WHAT THIS TASK INVOLVES →
Repeat the material exactly from its first line to the line that includes "import plotly.graph_objects as go". Skip pictures.

RAW DATA →
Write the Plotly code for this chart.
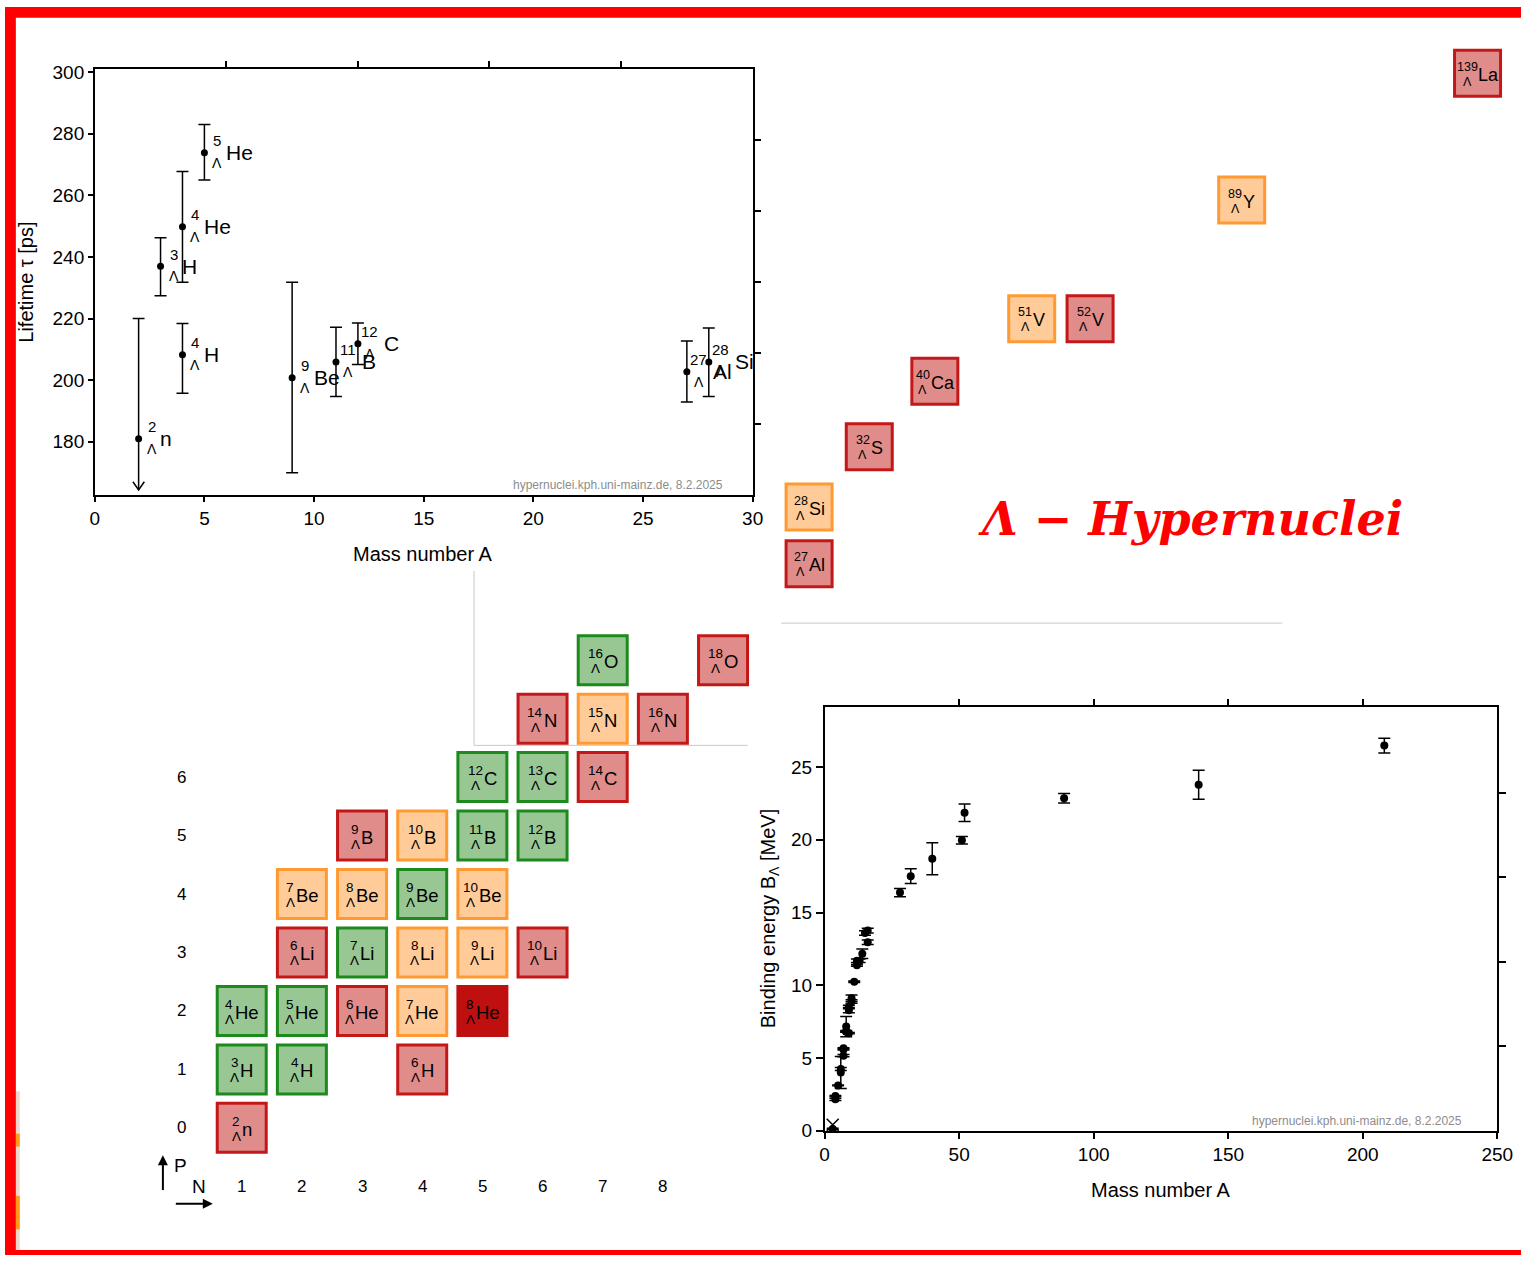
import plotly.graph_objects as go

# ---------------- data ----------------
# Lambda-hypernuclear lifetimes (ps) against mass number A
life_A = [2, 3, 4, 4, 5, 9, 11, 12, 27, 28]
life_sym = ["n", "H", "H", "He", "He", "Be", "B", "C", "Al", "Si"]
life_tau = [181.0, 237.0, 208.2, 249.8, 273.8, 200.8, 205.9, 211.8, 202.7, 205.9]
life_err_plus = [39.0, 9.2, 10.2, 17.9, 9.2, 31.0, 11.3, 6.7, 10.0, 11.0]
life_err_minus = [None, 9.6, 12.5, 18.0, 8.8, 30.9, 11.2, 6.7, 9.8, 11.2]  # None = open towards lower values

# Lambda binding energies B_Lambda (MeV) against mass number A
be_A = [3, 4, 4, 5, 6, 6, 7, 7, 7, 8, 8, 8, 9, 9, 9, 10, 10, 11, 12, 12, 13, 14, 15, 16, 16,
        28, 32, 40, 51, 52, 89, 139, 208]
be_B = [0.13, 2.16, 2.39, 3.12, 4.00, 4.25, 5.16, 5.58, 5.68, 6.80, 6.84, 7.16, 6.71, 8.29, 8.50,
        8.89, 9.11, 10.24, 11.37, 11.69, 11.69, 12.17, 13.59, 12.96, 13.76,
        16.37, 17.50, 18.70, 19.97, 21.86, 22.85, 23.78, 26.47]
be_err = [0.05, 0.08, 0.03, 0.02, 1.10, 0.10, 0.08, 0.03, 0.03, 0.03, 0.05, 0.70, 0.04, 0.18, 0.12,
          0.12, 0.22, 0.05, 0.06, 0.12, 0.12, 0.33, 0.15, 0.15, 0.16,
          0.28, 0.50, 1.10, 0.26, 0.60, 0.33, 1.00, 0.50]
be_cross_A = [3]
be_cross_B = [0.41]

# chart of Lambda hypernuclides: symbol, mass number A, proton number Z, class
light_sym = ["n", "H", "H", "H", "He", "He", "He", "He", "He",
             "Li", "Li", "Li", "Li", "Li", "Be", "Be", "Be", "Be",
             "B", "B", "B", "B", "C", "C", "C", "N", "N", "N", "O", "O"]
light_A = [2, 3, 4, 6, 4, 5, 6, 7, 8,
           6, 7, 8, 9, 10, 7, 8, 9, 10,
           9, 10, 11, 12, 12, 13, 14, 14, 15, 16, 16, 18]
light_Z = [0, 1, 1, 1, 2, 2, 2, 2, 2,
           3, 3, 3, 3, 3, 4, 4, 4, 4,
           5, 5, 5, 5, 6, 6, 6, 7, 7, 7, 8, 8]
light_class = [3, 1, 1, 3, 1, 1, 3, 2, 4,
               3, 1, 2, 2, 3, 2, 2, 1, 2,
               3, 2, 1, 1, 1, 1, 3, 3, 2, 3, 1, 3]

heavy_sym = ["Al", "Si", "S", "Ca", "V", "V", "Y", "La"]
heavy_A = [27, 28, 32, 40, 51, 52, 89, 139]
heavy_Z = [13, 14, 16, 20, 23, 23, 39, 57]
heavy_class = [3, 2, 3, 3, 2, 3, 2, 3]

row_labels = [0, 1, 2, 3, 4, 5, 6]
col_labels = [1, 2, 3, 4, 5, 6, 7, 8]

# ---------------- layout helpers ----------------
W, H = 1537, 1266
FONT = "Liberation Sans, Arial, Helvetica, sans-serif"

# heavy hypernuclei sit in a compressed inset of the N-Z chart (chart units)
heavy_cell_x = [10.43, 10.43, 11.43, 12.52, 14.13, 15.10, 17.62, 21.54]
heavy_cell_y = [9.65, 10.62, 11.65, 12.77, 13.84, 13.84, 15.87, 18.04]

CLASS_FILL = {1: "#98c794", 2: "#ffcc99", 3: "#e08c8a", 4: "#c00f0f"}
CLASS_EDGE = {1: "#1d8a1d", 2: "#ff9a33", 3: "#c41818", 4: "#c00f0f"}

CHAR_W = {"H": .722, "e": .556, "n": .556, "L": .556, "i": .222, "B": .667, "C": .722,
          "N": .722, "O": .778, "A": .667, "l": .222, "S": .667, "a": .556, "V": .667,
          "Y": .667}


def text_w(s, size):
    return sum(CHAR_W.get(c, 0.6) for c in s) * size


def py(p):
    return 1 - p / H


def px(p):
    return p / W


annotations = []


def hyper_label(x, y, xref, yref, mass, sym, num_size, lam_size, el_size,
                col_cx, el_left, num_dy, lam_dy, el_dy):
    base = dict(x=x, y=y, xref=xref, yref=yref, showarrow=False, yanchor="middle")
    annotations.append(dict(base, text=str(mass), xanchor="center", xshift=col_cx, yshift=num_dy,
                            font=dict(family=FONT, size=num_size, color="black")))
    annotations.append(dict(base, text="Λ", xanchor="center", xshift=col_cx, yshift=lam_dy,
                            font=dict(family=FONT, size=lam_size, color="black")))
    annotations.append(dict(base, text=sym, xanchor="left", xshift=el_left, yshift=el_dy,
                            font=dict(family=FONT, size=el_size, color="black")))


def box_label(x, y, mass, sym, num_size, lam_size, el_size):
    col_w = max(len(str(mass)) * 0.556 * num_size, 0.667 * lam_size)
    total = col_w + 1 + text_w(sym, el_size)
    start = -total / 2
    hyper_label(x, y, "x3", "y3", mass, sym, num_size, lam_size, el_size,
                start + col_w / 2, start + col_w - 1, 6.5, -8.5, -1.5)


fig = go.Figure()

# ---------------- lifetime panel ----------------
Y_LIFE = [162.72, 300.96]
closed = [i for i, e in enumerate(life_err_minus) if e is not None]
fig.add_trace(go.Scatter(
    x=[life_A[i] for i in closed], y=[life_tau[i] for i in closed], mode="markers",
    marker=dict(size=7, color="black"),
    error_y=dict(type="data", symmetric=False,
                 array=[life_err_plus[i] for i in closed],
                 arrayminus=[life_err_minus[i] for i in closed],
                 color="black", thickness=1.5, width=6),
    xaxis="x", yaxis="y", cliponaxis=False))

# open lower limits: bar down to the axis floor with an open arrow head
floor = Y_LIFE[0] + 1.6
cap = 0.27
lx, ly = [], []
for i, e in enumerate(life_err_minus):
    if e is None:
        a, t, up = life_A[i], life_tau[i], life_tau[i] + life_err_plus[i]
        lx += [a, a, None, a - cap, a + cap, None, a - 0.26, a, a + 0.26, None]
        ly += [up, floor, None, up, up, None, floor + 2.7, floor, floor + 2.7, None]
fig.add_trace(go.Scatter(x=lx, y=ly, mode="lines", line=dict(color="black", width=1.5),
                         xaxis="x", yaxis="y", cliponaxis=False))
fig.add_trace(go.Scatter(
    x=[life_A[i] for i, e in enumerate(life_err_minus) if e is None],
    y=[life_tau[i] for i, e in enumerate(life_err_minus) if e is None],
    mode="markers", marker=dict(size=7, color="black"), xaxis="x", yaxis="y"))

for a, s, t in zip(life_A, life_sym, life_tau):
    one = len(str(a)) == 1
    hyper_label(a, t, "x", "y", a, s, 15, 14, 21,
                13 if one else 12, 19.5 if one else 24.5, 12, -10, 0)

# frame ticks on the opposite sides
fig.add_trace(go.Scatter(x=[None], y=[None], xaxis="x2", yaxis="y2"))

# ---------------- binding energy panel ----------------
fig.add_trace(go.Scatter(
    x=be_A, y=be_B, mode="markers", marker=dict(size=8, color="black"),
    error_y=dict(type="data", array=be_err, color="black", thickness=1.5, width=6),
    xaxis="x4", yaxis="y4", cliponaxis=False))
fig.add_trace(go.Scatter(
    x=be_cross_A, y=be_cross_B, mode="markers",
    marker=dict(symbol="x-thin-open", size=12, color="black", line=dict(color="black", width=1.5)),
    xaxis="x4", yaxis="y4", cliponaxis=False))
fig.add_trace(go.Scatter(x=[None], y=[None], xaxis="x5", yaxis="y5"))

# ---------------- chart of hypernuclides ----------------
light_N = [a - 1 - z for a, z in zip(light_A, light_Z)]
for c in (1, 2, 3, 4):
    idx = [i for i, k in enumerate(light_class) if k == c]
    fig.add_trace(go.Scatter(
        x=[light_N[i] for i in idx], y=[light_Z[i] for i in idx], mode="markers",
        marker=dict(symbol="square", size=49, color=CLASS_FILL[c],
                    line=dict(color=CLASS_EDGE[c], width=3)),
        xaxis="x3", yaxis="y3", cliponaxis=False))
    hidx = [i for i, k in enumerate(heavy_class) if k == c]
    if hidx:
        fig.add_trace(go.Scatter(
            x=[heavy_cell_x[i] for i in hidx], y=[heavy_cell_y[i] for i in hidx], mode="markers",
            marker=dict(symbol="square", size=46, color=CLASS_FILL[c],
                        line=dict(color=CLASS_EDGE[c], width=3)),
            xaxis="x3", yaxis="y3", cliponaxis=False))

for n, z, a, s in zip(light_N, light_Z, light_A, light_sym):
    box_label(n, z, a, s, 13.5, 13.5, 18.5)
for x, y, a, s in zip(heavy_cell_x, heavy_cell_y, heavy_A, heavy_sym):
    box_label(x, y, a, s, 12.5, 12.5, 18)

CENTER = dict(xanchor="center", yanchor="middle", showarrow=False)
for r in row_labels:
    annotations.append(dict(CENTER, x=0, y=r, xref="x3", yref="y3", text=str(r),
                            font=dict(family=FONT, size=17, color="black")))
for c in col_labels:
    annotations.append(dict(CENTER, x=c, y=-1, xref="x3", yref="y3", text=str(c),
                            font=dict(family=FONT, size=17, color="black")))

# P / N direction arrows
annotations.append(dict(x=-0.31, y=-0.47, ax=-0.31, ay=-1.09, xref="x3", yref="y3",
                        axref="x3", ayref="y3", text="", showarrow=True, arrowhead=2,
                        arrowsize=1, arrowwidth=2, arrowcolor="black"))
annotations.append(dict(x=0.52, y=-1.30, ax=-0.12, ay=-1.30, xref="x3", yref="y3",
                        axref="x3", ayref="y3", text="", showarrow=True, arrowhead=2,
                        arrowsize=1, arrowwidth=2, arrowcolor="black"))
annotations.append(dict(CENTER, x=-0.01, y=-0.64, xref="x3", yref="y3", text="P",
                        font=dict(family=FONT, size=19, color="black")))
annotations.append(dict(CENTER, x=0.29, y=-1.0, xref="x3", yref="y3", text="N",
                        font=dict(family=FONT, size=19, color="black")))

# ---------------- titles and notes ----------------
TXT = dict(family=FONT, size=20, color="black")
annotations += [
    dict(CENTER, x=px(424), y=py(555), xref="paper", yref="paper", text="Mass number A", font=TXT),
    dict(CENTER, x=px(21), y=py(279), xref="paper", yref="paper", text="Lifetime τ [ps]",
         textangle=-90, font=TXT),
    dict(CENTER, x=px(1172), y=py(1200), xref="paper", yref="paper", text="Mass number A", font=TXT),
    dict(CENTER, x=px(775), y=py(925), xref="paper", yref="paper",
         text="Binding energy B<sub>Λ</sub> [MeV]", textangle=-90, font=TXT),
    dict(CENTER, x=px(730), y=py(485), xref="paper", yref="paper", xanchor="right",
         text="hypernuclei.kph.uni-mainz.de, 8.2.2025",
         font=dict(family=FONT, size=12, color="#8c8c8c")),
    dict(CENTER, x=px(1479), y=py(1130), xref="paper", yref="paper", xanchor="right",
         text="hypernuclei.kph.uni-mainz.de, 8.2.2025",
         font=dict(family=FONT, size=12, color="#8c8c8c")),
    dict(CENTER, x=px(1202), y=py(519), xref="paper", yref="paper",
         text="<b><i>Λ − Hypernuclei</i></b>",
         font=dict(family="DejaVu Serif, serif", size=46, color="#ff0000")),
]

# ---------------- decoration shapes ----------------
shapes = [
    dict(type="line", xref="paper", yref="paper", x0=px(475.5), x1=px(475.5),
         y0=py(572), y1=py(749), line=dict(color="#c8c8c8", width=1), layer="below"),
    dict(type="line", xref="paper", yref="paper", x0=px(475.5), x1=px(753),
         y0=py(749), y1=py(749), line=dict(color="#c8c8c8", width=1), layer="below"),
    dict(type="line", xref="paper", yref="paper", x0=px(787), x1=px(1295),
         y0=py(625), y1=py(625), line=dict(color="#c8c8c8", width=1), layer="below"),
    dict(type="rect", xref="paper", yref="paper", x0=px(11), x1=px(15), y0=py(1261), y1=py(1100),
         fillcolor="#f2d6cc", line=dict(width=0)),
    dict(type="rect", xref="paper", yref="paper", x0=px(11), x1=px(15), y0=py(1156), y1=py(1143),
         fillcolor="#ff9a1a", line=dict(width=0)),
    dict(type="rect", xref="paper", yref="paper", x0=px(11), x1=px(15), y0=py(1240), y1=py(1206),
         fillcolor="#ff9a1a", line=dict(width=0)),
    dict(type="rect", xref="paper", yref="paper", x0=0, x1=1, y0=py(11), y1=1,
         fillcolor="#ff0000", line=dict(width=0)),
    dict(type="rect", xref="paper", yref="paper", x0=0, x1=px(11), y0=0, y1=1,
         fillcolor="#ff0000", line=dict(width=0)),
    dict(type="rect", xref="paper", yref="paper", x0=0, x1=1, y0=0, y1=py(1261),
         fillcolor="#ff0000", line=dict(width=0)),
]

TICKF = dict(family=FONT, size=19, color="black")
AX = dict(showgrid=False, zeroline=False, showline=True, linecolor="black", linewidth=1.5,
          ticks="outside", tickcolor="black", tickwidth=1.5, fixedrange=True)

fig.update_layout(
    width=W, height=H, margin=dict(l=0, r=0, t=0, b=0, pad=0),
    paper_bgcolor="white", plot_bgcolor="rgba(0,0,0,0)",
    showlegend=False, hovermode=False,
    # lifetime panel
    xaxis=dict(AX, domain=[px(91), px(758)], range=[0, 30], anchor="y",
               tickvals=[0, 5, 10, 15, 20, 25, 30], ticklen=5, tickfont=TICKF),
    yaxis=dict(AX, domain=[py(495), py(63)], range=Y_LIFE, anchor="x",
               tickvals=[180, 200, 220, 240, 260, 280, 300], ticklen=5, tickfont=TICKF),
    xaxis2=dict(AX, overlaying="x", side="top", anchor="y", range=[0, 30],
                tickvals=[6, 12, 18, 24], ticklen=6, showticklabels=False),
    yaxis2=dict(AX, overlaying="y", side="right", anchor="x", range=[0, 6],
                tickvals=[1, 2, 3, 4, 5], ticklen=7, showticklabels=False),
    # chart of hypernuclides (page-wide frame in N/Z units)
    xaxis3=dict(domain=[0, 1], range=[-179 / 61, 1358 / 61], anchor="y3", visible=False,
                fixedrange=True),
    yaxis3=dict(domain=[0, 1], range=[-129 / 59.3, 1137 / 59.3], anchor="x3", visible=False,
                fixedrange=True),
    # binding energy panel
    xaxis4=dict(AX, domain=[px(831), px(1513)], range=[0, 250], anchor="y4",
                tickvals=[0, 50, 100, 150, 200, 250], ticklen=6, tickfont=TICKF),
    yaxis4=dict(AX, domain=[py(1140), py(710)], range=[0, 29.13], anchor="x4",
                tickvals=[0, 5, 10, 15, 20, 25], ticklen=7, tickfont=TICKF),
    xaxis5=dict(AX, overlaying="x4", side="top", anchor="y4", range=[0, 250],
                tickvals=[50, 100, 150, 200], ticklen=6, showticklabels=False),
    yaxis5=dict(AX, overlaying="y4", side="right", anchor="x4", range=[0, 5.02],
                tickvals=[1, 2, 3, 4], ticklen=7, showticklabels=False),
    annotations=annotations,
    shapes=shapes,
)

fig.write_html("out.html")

RESULT OF THE TASK →
Write the Plotly code for this chart.
import plotly.graph_objects as go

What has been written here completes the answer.